**Requirement**:
Report how many lines contain "this", with no other words.

**Task input**:
↓
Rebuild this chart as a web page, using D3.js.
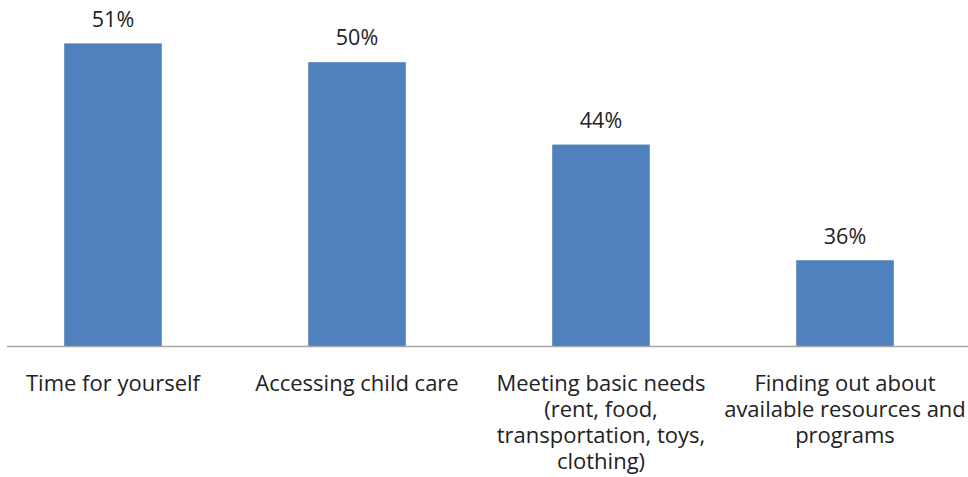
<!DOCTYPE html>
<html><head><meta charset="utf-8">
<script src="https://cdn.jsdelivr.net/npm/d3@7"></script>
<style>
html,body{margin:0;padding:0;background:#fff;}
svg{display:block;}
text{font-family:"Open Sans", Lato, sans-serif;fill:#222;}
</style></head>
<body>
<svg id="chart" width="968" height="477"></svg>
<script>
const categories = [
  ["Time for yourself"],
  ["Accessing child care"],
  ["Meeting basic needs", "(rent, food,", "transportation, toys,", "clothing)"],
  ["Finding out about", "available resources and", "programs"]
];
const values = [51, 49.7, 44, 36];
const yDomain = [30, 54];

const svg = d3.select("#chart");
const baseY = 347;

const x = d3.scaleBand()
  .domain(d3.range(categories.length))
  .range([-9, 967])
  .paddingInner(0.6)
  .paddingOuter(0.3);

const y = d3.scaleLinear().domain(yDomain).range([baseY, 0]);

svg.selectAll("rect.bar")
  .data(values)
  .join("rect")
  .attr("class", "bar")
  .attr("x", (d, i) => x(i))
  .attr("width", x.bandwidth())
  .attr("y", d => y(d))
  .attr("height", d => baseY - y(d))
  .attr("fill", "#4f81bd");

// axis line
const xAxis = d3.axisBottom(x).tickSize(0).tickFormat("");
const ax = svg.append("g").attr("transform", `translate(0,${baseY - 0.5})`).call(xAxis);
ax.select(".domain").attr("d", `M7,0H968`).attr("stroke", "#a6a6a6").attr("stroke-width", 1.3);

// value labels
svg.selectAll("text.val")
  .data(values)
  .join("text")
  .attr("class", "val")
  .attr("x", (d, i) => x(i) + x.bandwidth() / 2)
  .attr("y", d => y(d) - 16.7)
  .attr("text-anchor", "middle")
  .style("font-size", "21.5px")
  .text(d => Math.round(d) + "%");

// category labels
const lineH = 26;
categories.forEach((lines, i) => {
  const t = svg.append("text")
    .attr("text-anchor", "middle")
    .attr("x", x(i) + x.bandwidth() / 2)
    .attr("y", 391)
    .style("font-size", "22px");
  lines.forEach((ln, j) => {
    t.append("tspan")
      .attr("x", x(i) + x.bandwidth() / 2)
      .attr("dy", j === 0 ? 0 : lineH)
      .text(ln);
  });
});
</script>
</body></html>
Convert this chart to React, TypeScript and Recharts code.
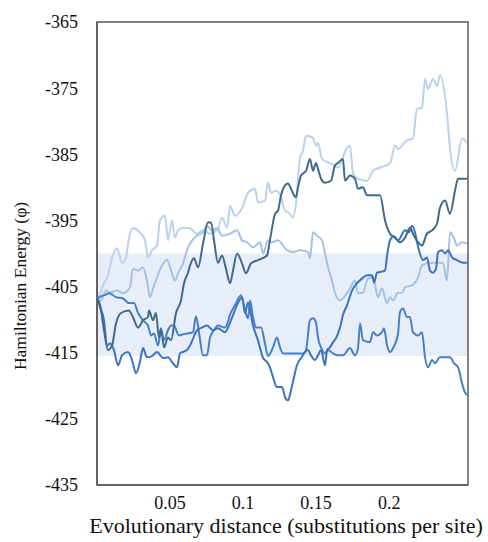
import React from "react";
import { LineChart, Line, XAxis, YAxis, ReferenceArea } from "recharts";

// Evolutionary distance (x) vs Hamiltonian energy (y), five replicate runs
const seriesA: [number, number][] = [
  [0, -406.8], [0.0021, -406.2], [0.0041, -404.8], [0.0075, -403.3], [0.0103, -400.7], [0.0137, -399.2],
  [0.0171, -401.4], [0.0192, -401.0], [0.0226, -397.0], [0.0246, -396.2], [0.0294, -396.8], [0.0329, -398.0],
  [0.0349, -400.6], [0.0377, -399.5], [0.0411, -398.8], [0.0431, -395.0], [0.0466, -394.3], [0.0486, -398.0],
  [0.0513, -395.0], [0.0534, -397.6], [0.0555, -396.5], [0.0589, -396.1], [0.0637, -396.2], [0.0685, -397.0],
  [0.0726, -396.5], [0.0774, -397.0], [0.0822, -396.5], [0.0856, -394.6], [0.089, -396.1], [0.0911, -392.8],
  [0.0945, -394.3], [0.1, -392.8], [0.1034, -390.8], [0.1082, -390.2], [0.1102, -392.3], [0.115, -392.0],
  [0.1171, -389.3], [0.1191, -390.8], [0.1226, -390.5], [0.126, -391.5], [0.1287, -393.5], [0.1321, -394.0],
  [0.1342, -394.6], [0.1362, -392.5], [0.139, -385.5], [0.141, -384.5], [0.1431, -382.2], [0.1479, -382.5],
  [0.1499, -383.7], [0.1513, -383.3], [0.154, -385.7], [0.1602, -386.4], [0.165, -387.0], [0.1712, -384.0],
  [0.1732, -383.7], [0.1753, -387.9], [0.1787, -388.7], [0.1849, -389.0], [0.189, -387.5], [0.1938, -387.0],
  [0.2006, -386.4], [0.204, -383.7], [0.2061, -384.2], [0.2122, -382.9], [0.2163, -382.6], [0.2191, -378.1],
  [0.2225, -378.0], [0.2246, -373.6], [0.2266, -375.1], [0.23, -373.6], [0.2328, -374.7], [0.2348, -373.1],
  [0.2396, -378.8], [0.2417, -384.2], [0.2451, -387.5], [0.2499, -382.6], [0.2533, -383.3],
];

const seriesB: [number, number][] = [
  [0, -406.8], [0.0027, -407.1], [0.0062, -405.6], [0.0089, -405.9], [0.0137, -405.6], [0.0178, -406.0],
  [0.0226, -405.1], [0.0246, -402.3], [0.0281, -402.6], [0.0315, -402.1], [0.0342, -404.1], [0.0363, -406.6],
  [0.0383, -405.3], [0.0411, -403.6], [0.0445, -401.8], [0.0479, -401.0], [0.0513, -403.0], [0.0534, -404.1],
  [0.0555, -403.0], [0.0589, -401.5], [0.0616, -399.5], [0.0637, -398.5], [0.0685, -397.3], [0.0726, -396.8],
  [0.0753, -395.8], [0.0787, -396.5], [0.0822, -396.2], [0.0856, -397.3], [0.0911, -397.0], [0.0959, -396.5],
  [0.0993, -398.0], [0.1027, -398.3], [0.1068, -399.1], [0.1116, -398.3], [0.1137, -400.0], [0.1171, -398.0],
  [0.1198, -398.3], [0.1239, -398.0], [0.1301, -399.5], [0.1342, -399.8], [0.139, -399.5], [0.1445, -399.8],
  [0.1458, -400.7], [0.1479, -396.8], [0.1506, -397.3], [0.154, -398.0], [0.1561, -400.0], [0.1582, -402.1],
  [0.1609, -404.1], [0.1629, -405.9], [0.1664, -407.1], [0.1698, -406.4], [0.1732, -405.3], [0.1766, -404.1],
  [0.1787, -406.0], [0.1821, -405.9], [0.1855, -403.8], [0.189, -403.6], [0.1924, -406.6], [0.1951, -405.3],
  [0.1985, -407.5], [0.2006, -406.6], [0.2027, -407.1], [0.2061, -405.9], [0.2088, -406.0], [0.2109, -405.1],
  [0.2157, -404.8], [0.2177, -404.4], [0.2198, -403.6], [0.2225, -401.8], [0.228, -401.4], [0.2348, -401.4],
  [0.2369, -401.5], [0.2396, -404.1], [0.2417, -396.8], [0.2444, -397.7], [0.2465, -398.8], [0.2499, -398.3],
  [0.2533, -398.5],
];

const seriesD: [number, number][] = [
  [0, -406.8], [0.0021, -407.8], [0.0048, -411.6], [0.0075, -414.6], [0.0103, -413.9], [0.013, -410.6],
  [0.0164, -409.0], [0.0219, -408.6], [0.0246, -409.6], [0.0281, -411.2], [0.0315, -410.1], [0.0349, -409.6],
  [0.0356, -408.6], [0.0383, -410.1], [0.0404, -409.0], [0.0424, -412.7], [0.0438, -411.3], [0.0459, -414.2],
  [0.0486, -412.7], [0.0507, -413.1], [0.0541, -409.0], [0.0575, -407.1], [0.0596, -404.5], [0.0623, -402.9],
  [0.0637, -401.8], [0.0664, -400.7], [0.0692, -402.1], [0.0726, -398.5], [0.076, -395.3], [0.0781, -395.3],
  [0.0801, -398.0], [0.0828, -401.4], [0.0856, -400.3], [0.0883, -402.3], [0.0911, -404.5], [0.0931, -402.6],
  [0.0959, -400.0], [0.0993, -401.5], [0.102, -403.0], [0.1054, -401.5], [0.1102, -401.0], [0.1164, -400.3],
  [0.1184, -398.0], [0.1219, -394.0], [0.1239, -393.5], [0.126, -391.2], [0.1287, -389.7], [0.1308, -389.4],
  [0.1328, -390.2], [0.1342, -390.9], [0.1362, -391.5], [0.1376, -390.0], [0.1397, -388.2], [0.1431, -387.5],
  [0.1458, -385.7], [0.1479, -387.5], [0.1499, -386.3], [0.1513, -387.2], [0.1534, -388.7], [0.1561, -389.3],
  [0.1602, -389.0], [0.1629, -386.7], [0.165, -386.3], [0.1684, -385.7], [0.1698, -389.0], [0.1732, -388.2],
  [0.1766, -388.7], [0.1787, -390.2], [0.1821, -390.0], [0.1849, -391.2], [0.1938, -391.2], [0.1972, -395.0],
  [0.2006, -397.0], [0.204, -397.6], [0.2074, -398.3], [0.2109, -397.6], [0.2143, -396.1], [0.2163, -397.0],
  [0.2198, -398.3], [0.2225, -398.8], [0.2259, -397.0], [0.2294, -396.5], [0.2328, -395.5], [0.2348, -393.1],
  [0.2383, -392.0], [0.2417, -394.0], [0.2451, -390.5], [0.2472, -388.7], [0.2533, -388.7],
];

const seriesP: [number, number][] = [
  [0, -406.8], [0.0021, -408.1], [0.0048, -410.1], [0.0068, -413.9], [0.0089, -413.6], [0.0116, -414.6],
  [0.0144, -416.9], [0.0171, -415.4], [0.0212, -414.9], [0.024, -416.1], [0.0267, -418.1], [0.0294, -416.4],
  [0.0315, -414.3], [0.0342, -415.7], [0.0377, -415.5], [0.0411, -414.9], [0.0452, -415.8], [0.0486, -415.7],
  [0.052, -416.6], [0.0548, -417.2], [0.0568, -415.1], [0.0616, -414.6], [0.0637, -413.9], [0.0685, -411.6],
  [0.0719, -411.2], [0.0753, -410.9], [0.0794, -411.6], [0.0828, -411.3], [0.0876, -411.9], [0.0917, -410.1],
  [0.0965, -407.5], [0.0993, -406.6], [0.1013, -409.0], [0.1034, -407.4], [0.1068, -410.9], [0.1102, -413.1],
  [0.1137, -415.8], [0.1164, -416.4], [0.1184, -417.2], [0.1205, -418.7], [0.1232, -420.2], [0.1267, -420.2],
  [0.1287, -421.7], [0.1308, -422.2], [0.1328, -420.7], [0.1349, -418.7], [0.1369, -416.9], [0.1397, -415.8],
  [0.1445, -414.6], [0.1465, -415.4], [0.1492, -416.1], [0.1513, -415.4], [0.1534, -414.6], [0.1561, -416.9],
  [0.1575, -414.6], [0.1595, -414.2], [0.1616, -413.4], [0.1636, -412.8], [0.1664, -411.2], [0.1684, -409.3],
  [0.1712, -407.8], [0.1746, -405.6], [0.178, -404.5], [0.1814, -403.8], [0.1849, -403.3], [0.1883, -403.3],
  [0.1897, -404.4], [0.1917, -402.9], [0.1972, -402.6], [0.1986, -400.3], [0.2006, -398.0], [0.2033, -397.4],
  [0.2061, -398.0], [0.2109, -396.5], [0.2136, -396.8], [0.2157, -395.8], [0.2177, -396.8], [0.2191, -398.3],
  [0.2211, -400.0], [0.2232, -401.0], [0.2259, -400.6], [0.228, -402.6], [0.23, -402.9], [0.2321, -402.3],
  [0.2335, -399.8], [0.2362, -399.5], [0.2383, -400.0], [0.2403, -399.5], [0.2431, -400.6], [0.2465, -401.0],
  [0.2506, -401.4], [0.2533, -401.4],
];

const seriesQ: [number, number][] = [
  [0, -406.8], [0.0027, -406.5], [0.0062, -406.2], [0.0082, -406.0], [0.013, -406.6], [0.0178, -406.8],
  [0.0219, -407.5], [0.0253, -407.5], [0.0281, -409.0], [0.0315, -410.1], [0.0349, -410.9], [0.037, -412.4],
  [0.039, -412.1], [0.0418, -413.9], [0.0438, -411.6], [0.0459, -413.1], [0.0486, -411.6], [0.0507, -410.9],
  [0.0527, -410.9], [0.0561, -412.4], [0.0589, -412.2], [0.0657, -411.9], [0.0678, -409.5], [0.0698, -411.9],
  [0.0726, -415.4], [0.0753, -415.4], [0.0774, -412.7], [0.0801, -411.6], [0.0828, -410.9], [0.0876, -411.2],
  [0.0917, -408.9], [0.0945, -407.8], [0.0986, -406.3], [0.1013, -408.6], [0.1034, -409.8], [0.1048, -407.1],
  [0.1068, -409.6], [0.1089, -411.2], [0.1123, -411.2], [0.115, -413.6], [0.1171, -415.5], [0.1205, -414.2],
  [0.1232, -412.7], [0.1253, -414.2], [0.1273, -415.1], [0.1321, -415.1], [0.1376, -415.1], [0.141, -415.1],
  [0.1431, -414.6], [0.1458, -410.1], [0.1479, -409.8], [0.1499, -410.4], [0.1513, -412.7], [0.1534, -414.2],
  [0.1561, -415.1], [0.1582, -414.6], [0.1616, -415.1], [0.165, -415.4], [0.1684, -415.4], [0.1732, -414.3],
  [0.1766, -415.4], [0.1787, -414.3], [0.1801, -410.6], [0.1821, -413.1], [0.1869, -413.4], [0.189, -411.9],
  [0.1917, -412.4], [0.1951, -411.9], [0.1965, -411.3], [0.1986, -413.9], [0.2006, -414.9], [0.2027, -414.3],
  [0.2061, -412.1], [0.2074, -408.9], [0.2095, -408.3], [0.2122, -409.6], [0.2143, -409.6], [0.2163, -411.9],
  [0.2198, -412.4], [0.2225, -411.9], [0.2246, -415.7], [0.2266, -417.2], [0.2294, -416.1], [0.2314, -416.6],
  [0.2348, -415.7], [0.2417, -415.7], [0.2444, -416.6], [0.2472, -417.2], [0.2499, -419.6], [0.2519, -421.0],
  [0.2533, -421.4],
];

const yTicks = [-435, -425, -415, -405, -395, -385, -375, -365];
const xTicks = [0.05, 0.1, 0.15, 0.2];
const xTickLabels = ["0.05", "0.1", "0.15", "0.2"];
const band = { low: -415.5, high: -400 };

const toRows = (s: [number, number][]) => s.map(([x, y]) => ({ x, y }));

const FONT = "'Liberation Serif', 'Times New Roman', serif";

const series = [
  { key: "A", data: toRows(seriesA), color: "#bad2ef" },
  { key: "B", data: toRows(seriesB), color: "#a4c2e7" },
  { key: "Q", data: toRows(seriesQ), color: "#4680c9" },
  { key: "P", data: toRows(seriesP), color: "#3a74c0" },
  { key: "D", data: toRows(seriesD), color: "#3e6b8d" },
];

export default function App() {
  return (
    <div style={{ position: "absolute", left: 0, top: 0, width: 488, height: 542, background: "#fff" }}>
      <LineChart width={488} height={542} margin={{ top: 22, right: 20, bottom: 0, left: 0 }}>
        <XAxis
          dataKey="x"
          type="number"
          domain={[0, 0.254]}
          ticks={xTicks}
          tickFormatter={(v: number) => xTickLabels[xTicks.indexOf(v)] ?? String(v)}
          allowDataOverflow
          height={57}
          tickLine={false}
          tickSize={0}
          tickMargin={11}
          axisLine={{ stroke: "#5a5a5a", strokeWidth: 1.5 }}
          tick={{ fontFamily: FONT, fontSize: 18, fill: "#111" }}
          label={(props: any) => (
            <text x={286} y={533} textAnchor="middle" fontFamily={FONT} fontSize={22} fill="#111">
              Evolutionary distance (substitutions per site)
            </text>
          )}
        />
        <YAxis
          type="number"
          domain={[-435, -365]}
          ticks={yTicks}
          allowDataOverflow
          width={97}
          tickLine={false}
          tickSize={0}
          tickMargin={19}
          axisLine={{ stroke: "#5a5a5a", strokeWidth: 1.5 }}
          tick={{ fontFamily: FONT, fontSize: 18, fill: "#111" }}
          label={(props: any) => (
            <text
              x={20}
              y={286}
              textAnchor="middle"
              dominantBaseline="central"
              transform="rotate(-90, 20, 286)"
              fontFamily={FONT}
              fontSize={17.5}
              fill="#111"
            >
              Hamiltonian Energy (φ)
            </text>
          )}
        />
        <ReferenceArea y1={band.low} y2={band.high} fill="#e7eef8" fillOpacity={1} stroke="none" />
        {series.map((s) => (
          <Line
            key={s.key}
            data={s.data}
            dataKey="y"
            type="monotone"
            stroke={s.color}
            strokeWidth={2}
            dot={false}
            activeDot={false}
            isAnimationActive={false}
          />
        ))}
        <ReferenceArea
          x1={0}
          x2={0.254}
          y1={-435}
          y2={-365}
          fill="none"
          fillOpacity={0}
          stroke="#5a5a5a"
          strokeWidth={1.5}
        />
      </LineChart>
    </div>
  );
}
↑
**Correct answer**:
2